Lots of you tell me you’re confused about the correct length and height of your horse’s neck so I thought I’d address that in this article.
1. Neck too high: The height of the neck is determined by the degree of engagement of the hindquarters. So, the height of the neck changes as you go up through the levels and your horse becomes more collected.
Always keep in mind, however, that if you ride with the neck too high and short and the angle of the throatlatch too closed, there can’t be any bridge from the back end to the front end.
The neck has to be in line with the power train of the hindquarters-not above it. When the neck is too high, the hind end is disconnected from the front end.
2. Neck too short: I like to say the length of the neck is proportional to the length of the stride taken by the hind legs. So, if you crank the neck in and it gets too short, the hind legs take shorter steps.
Always strive to keep your horse’s neck long.
Even though you want more and more of an uphill balance as you go up through the levels, you still want to see a long neck blooming out in front of you.
This is an exaggeration, but I like to pretend that I have 1/3 of the horse out behind me, and 2/3 of the horse blooming out in front of me. The last thing I want to see is a short neck with 1/3 of the horse out in front of me and 2/3 trailing out behind.

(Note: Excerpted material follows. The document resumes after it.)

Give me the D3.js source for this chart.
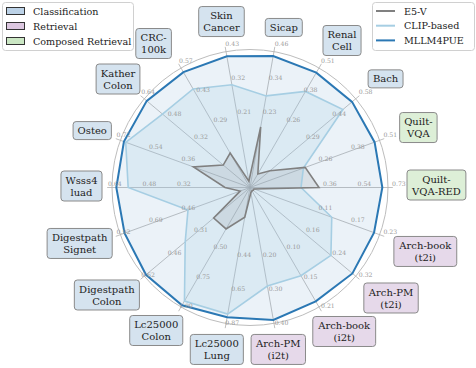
<!DOCTYPE html>
<html><head><meta charset="utf-8">
<script src="https://cdn.jsdelivr.net/npm/d3@7"></script>
<style>body{margin:0;background:#fff}svg{display:block}</style>
</head><body><svg id="c" width="476" height="368"></svg>
<script>
// Axes, counter-clockwise starting from the right (3 o'clock)
const categories = ["Quilt-\nVQA-RED", "Quilt-\nVQA", "Bach", "Renal\nCell", "Sicap", "Skin\nCancer",
  "CRC-\n100k", "Kather\nColon", "Osteo", "Wsss4\nluad", "Digestpath\nSignet", "Digestpath\nColon",
  "Lc25000\nColon", "Lc25000\nLung", "Arch-PM\n(i2t)", "Arch-book\n(i2t)", "Arch-PM\n(t2i)", "Arch-book\n(t2i)"];
const taskTypes = ["Composed Retrieval", "Composed Retrieval", "Classification", "Classification", "Classification",
  "Classification", "Classification", "Classification", "Classification", "Classification", "Classification",
  "Classification", "Classification", "Classification", "Retrieval", "Retrieval", "Retrieval", "Retrieval"];
const axisMax = [0.73, 0.51, 0.58, 0.51, 0.46, 0.43, 0.57, 0.64, 0.72, 0.64, 0.92, 0.62, 1.00, 0.87, 0.40, 0.21, 0.32, 0.23];
const tickFractions = [0.5, 0.75, 1.0];
const tickLabels = [
  ["0.36", "0.54", "0.73"], ["0.26", "0.38", "0.51"], ["0.29", "0.44", "0.58"], ["0.26", "0.38", "0.51"],
  ["0.23", "0.34", "0.46"], ["0.21", "0.32", "0.43"], ["0.29", "0.43", "0.57"], ["0.32", "0.48", "0.64"],
  ["0.36", "0.54", "0.72"], ["0.32", "0.48", "0.64"], ["0.46", "0.69", "0.92"], ["0.31", "0.46", "0.62"],
  ["0.50", "0.75", "1.00"], ["0.44", "0.65", "0.87"], ["0.20", "0.30", "0.40"], ["0.10", "0.15", "0.21"],
  ["0.16", "0.24", "0.32"], ["0.11", "0.17", "0.23"]];
const seriesNames = ["E5-V", "CLIP-based", "MLLM4PUE"];
const e5v = [0.365, 0.217, 0.11, 0.058, 0.205, 0.02, 0.164, 0.162, 0.314, 0.116, 0.07, 0.213, 0.347, 0.19, 0.015, 0.006, 0.01, 0.007];
const clipBased = [0.27, 0.21, 0.51, 0.41, 0.31, 0.325, 0.47, 0.53, 0.69, 0.565, 0.44, 0.38, 0.95, 0.81, 0.29, 0.155, 0.245, 0.145];
const mllm4pue = [0.70, 0.49, 0.56, 0.49, 0.445, 0.415, 0.55, 0.625, 0.70, 0.62, 0.89, 0.61, 0.985, 0.83, 0.39, 0.20, 0.31, 0.22];

// layout: small per-label nudges of the category boxes (px)
const labelNudgeX = [0, 3, 1, 2, 0, -2, -15, -2, 0, 1, 0, -5, -8, -6, -7, -2, -1, -2];
const labelNudgeY = [0, 0, -2, 1, 2, 2, 4, 2, 1, 1, 1, 2, 0, -1, -1, 1, 5, 9];

const taskOrder = ["Classification", "Retrieval", "Composed Retrieval"];
const taskFill = {"Classification": "#d5e3ef", "Retrieval": "#e6d9ea", "Composed Retrieval": "#ddefd7"};
const taskSwatch = {"Classification": "#bcd2e7", "Retrieval": "#dcc7e0", "Composed Retrieval": "#cbe7c4"};
const seriesColor = {"E5-V": "#808080", "CLIP-based": "#a6cee3", "MLLM4PUE": "#2b78b4"};
const seriesFill = {"E5-V": ["#8a8f98", 0.18], "CLIP-based": ["#a6cee3", 0.22], "MLLM4PUE": ["#6fa3cf", 0.14]};
const seriesWidth = {"E5-V": 1.6, "CLIP-based": 1.6, "MLLM4PUE": 2.0};

const cx = 250, cy = 187.5, R = 138;
const n = categories.length;
const svg = d3.select("#c");
const font = "DejaVu Serif";
const theta = i => i * 2 * Math.PI / n;           // CCW from +x
const pt = (i, r) => [cx + r * Math.cos(theta(i)), cy - r * Math.sin(theta(i))];
const scales = axisMax.map(m => d3.scaleLinear().domain([0, m]).range([0, R]));

const g = svg.append("g");
g.append("circle").attr("cx", cx).attr("cy", cy).attr("r", R)
  .attr("fill", "none").attr("stroke", "#bdbdbd").attr("stroke-width", 1);
categories.forEach((c, i) => {
  const [x2, y2] = pt(i, R * 1.035);
  g.append("line").attr("x1", cx).attr("y1", cy).attr("x2", x2).attr("y2", y2)
    .attr("stroke", "#b0b0b0").attr("stroke-width", 0.8);
});

const radial = d3.lineRadial()
  .angle((d, i) => Math.PI / 2 - theta(i))
  .radius((d, i) => scales[i](d))
  .curve(d3.curveLinearClosed);

const seriesData = [["MLLM4PUE", mllm4pue], ["CLIP-based", clipBased], ["E5-V", e5v]];
const plot = svg.append("g").attr("transform", `translate(${cx},${cy})`);
seriesData.forEach(([name, vals]) => {
  plot.append("path").attr("d", radial(vals))
    .attr("fill", seriesFill[name][0]).attr("fill-opacity", seriesFill[name][1]).attr("stroke", "none");
});
seriesData.forEach(([name, vals]) => {
  plot.append("path").attr("d", radial(vals))
    .attr("fill", "none").attr("stroke", seriesColor[name]).attr("stroke-width", seriesWidth[name])
    .attr("stroke-linejoin", "miter");
});

categories.forEach((c, i) => {
  tickFractions.forEach((f, k) => {
    const [x, y] = pt(i, R * f + 4);
    svg.append("text").attr("x", x).attr("y", y - 2)
      .attr("font-family", font).attr("font-size", 6.2).attr("fill", "#999")
      .text(tickLabels[i][k]);
  });
});

const r0 = 153, lineH = 12, padX = 4.5, padY = 3;
categories.forEach((c, i) => {
  const lines = c.split("\n");
  const lg = svg.append("g");
  const rect = lg.append("rect");
  const t = lg.append("text").attr("font-family", font).attr("font-size", 10).attr("fill", "#222")
    .attr("text-anchor", "middle");
  lines.forEach((l, k) => {
    t.append("tspan").attr("x", 0).attr("y", (k - (lines.length - 1) / 2) * lineH + 3.6).text(l);
  });
  const bb = t.node().getBBox();
  const w = bb.width + 2 * padX, h = lines.length * lineH + 2 * padY;
  rect.attr("x", -w / 2).attr("y", -h / 2).attr("width", w).attr("height", h).attr("rx", 3)
    .attr("fill", taskFill[taskTypes[i]]).attr("stroke", "#8a8a8a").attr("stroke-width", 1);
  const [px, py] = pt(i, r0);
  const ccx = px + Math.cos(theta(i)) * w / 2 + 4 + labelNudgeX[i];
  const ccy = py - Math.sin(theta(i)) * h / 2 - 2.5 + labelNudgeY[i];
  lg.attr("transform", `translate(${ccx},${ccy})`);
});

const lg1 = svg.append("g");
lg1.append("rect").attr("x", 2.5).attr("y", 2.5).attr("width", 131).attr("height", 48).attr("rx", 3)
  .attr("fill", "#fff").attr("stroke", "#d0d0d0").attr("stroke-width", 1);
taskOrder.forEach((tname, k) => {
  const y = 11 + k * 15;
  lg1.append("rect").attr("x", 6.5).attr("y", y - 3.5).attr("width", 18).attr("height", 7)
    .attr("fill", taskSwatch[tname]).attr("stroke", "#333").attr("stroke-width", 1);
  lg1.append("text").attr("x", 33).attr("y", y).attr("dominant-baseline", "central")
    .attr("font-family", font).attr("font-size", 9.6).attr("fill", "#222").text(tname);
});
const lg2 = svg.append("g");
lg2.append("rect").attr("x", 372.5).attr("y", 2.5).attr("width", 102).attr("height", 48).attr("rx", 3)
  .attr("fill", "#fff").attr("stroke", "#d0d0d0").attr("stroke-width", 1);
seriesNames.forEach((s, k) => {
  const y = 11 + k * 14.7;
  lg2.append("line").attr("x1", 376).attr("x2", 395).attr("y1", y).attr("y2", y)
    .attr("stroke", seriesColor[s]).attr("stroke-width", 2);
  lg2.append("text").attr("x", 404).attr("y", y).attr("dominant-baseline", "central")
    .attr("font-family", font).attr("font-size", 9.6).attr("fill", "#222").text(s);
});
</script>
</body></html>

Now, it’s really not 1/3 behind and 2/3 in front, but that gives you a good visual for always having a long neck blooming out in front of you. And that’s the case whether you’re in the horizontal balance of Training Level or the uphill balance of Grand Prix.
One of the mistakes you see at the FEI levels is that riders think they’re collecting their horses, but all they’re doing is shortening their necks.
This creates all kinds of problems because the hind legs are blocked. For example, in a canter pirouette, a horse might switch leads behind or break to the trot. In piaffe, the diagonal pairs might break up, and the piaffe is no longer a real 2-beat trot.
3. Rules of thumb for your horse’s balance: At Training Level, the horse has approximately 60% of his weight on the front legs and 40% of his weight on the hind legs.
That’s the same balance that a horse has in nature because a horse is built like a table with a head and neck on one end. By virtue of the weight of the head and neck, horses naturally have more weight on the front legs than the back legs.
So, at Training Level, with 60% of his weight on the front legs and 40% of his weight on the hind legs, the horse is in what I call “horizontal balance”. His topline looks pretty much parallel to the ground.
At First Level, exercises and movements like smaller circles, leg yields and a little bit of counter canter, cause a slight shift in the center of gravity back to the hind legs. That’s because those exercises create an increase in the bending of the joints of the hind legs. The horse’s croup goes down a little bit, and the forehand goes up proportionately. So at First Level, you might have approximately 55% of the weight on the front legs and 45% behind.
At Second Level, you begin “modest” collection. More weight shifts toward the hindquarters by virtue of the exercises such as shoulder-in, haunches-in, renvers, and simple changes of lead. So you end up with about 50% of the weight on the hind legs and 50% of the weight on the front legs.
At Third Level, you have the beginning of real collection with more weight on the hind legs than on the front legs.
As you go up through the levels there’s a progressive increase in the loading of the hind legs. As a result, the horse, like a seesaw, gradually sits more behind and comes more “up” in front.